■ **Information shown**:
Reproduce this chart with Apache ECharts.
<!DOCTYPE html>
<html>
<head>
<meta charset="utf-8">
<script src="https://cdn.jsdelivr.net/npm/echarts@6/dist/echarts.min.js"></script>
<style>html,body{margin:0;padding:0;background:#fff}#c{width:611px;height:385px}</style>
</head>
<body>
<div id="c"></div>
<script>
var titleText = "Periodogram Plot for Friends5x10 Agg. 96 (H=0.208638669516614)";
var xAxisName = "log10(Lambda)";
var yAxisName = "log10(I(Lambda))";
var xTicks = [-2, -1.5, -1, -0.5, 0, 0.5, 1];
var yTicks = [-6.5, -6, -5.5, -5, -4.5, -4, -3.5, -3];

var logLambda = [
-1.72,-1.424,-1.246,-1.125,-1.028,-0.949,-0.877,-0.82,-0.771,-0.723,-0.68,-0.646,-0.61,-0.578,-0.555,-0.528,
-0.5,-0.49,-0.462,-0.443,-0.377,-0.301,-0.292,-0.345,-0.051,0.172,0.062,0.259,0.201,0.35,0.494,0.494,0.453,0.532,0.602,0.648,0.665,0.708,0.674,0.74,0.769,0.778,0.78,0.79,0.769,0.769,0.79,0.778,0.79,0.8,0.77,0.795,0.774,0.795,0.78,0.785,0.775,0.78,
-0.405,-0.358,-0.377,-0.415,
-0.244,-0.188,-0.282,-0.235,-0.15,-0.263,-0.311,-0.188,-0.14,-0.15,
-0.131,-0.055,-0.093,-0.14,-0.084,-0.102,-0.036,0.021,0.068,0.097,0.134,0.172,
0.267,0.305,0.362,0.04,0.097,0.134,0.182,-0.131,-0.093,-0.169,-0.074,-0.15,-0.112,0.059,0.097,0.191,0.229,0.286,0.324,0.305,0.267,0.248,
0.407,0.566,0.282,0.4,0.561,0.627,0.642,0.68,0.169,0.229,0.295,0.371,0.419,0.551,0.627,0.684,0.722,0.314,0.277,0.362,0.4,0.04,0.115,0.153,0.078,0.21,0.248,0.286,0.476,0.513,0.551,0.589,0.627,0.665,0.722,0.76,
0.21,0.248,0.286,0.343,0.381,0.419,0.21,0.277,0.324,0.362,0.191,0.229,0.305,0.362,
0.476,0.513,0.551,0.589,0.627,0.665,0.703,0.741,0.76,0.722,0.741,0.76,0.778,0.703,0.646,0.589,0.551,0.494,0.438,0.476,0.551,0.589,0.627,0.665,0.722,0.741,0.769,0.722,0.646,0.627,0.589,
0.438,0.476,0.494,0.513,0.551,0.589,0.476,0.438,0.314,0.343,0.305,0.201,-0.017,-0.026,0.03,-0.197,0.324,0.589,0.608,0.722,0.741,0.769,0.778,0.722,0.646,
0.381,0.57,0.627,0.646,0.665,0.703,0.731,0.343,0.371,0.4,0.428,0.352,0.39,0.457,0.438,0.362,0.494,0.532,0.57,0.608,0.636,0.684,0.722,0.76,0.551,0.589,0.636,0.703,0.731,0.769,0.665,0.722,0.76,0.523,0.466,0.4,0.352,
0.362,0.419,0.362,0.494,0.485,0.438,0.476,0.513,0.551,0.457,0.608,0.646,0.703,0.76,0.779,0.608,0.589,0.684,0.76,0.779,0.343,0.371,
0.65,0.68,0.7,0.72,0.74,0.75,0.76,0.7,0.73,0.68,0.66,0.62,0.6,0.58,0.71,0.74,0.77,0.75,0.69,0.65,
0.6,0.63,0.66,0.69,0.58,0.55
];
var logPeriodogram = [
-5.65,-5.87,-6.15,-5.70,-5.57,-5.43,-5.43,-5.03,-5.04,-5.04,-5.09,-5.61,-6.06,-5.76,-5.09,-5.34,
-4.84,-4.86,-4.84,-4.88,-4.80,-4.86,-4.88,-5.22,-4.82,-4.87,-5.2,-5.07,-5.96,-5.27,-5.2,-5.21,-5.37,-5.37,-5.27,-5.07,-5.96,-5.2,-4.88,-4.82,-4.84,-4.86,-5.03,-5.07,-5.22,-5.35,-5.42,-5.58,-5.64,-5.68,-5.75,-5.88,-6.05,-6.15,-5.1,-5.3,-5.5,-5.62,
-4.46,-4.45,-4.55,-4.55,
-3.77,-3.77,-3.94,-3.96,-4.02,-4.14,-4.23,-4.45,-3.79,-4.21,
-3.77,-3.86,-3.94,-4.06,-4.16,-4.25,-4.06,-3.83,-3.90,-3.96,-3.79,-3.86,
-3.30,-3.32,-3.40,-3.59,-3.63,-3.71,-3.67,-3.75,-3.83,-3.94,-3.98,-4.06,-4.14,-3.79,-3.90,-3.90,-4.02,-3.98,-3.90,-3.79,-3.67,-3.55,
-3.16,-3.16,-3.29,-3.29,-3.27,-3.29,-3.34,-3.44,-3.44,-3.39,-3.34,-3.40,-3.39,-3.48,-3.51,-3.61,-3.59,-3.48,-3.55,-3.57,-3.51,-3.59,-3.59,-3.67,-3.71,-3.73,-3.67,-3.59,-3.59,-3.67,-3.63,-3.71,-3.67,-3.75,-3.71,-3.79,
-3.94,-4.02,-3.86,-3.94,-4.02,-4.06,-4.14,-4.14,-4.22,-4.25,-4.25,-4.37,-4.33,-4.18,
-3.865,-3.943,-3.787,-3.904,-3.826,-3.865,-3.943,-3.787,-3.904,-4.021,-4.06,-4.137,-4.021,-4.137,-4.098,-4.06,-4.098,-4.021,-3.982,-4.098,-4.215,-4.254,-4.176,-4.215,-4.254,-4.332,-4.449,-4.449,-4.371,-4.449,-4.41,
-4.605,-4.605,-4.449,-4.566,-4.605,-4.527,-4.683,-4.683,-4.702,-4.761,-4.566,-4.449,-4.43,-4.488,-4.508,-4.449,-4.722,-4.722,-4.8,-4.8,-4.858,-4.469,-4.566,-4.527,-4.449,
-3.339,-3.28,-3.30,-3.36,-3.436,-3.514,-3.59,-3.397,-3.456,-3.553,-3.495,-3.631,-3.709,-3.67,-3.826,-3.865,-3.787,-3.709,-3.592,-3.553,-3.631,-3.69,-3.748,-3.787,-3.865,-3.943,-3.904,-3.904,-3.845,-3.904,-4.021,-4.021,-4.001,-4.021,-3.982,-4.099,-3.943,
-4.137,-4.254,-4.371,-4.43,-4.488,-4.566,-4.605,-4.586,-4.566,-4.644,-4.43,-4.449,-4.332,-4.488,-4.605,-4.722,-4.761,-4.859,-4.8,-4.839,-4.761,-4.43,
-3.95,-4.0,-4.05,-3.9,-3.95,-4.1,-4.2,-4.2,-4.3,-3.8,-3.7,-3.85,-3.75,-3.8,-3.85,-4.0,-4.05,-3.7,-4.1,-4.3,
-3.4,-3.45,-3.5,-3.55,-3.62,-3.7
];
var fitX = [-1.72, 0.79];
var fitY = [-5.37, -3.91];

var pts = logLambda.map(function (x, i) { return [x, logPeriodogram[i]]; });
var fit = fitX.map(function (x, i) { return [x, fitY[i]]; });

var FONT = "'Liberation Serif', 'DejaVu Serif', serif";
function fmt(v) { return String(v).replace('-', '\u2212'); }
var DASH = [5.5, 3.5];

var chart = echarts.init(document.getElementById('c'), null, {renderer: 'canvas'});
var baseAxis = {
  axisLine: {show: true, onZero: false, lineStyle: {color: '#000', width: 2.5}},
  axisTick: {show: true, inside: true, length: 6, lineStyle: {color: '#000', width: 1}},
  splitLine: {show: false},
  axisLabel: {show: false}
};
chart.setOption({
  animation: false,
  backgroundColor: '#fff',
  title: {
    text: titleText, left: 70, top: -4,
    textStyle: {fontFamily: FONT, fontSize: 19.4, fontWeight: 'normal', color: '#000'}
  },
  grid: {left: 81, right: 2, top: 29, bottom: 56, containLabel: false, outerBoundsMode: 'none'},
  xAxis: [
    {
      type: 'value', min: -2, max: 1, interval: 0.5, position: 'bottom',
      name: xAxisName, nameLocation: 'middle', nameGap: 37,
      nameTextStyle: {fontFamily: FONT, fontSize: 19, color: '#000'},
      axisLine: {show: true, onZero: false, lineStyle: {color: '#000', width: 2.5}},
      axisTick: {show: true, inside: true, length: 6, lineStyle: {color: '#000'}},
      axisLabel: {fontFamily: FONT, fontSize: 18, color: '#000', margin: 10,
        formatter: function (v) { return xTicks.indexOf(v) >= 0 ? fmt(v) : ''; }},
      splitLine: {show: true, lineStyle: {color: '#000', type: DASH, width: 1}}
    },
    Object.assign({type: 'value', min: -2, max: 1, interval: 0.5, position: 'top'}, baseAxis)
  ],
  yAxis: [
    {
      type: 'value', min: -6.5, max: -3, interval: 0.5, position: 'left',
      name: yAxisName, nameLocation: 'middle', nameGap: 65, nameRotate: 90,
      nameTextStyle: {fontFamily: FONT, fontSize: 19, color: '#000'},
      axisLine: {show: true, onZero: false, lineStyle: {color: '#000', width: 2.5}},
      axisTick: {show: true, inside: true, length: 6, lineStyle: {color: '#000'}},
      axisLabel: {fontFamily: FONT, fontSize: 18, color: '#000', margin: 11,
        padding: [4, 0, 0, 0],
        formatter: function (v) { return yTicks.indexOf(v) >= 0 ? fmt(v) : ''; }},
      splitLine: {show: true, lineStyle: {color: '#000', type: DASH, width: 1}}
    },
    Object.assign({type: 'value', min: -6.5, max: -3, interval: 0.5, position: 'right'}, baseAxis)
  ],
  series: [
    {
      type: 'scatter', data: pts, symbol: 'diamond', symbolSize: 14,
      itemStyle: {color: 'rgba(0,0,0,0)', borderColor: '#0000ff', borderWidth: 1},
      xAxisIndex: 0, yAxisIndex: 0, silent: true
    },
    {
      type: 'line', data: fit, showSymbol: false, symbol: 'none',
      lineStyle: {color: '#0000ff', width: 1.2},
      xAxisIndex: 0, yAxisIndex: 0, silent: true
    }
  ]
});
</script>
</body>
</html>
---
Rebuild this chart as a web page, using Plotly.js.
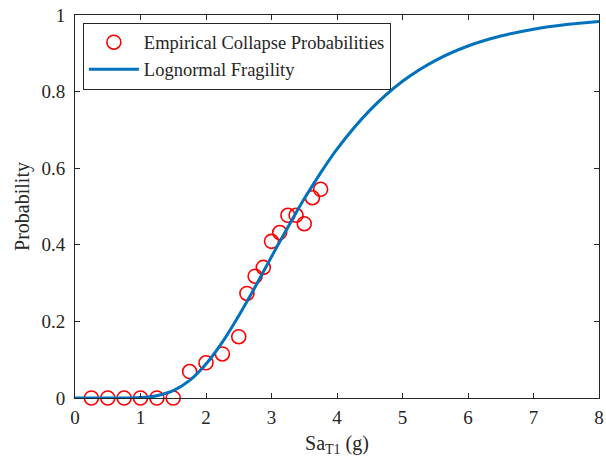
==
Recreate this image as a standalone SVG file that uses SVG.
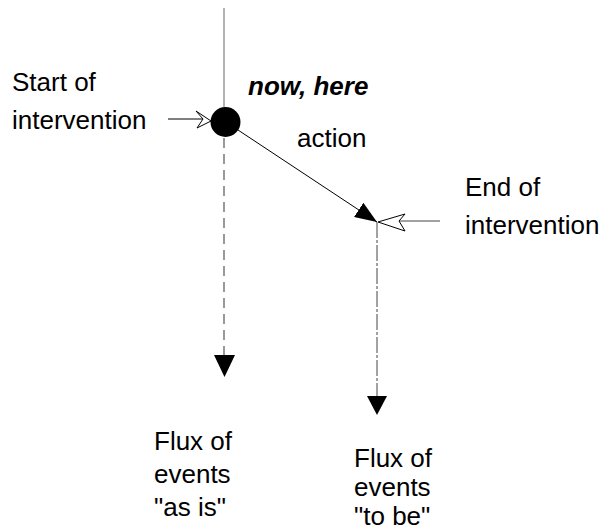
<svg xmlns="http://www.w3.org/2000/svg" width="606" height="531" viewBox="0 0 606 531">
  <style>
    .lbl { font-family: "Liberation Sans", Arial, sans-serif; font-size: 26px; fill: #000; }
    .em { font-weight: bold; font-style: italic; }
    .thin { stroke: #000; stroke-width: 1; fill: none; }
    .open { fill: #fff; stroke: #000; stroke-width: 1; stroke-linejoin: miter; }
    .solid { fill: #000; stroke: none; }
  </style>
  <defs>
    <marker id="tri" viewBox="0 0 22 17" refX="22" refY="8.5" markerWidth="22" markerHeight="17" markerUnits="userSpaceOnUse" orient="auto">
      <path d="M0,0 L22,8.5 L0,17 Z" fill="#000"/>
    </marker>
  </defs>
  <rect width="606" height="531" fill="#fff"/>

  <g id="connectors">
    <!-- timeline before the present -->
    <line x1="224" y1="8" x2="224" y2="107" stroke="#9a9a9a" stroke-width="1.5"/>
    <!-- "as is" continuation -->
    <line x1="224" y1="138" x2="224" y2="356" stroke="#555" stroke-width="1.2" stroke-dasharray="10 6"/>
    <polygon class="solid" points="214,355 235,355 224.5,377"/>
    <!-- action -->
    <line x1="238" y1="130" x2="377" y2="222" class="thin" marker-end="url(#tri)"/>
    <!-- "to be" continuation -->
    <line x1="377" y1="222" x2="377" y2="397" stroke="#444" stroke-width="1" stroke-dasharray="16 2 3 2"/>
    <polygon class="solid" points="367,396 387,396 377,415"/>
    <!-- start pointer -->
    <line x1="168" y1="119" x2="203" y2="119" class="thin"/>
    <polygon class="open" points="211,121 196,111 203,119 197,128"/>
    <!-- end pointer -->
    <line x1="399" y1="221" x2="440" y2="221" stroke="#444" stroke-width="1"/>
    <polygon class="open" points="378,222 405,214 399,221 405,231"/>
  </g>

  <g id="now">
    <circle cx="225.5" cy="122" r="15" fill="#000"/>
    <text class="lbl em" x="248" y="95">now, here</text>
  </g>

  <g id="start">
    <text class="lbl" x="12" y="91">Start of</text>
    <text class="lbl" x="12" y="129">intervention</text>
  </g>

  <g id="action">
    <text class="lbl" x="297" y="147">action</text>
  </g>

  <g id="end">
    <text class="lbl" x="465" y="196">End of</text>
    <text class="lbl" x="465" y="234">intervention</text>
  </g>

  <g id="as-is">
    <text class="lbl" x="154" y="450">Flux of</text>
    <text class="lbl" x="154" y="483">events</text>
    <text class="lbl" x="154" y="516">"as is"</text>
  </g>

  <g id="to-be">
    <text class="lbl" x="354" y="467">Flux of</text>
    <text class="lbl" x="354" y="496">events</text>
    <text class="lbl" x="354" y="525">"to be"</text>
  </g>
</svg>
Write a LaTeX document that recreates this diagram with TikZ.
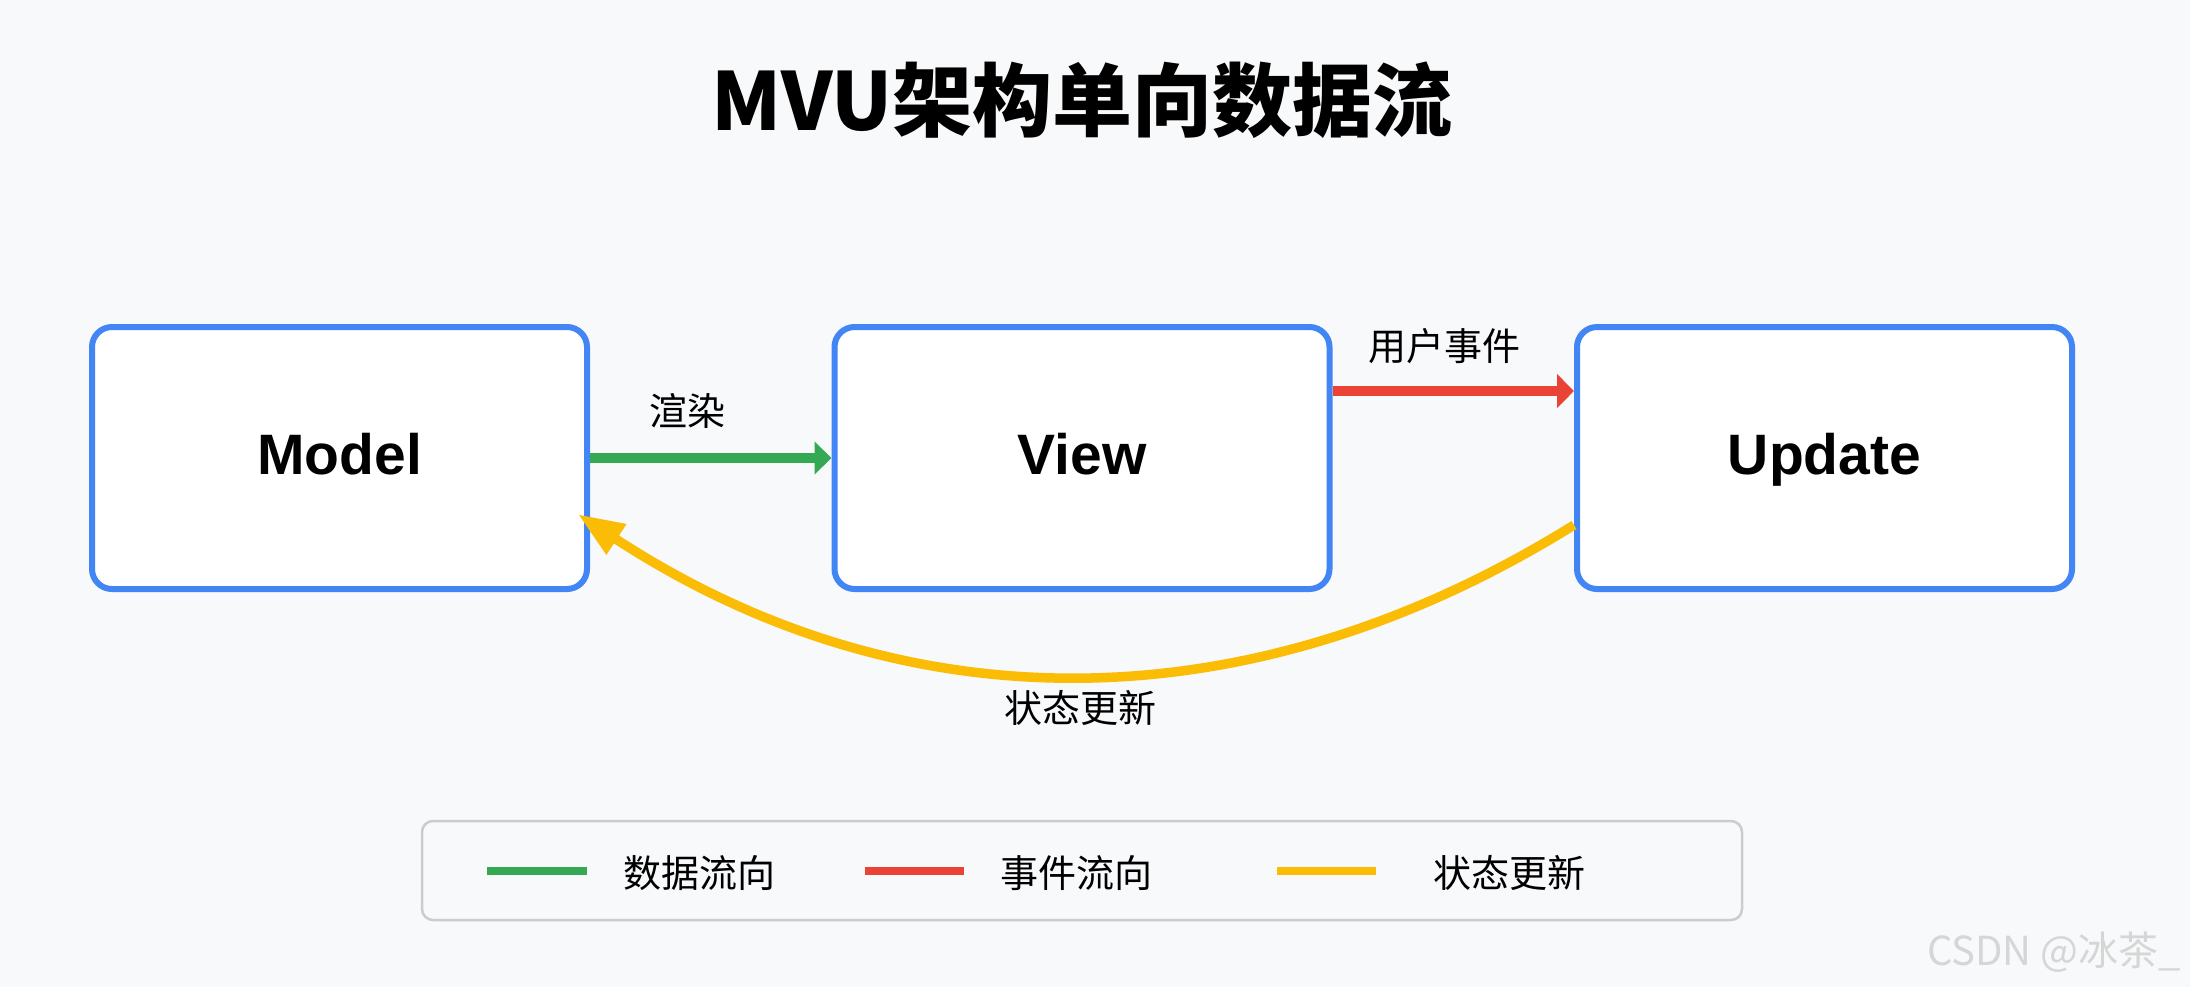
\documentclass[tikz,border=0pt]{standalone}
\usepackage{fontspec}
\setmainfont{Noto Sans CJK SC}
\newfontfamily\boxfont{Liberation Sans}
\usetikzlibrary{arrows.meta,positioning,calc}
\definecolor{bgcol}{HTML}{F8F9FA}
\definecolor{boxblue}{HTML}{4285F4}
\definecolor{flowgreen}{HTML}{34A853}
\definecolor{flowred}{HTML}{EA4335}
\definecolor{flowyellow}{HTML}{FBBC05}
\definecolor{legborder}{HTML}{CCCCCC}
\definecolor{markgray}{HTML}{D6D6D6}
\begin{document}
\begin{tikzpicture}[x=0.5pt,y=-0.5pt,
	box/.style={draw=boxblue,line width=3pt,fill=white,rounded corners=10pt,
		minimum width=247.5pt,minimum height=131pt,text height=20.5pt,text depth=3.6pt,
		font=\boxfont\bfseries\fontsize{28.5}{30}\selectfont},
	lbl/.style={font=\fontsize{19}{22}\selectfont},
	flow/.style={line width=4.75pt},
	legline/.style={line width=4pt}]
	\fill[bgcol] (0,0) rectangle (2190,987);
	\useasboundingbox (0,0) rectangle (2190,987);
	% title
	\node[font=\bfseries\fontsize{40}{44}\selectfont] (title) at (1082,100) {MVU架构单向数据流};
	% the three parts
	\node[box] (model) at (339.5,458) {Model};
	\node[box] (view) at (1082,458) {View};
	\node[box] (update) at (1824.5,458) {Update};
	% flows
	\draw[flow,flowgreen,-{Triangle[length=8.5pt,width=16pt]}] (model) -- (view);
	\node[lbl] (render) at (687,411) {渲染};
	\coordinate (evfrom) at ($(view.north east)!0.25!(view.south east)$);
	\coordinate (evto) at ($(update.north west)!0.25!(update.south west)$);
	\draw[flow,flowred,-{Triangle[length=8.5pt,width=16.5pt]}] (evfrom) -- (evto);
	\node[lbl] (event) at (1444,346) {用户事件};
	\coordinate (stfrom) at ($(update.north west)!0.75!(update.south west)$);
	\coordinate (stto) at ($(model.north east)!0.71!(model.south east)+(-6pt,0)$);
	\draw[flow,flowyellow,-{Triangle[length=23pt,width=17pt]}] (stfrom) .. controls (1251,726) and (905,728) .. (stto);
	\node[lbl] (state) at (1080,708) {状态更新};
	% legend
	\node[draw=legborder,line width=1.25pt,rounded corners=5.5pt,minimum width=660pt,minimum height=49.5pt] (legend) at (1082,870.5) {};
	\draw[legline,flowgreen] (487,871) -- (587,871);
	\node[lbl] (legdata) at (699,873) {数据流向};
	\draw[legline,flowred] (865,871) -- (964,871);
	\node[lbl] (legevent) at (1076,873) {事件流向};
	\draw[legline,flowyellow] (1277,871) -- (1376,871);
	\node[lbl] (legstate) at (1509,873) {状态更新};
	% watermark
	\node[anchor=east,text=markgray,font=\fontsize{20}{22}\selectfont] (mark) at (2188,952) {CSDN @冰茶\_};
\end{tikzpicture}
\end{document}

■ **Instructions to follow**: Quote the listing above, but only from the line that shows "Reproduce this chart with Apache ECharts." through the line that shows "var yTicks = [-6.5, -6, -5.5, -5, -4.5, -4, -3.5, -3];".

■ **Written answer**:
Reproduce this chart with Apache ECharts.
<!DOCTYPE html>
<html>
<head>
<meta charset="utf-8">
<script src="https://cdn.jsdelivr.net/npm/echarts@6/dist/echarts.min.js"></script>
<style>html,body{margin:0;padding:0;background:#fff}#c{width:611px;height:385px}</style>
</head>
<body>
<div id="c"></div>
<script>
var titleText = "Periodogram Plot for Friends5x10 Agg. 96 (H=0.208638669516614)";
var xAxisName = "log10(Lambda)";
var yAxisName = "log10(I(Lambda))";
var xTicks = [-2, -1.5, -1, -0.5, 0, 0.5, 1];
var yTicks = [-6.5, -6, -5.5, -5, -4.5, -4, -3.5, -3];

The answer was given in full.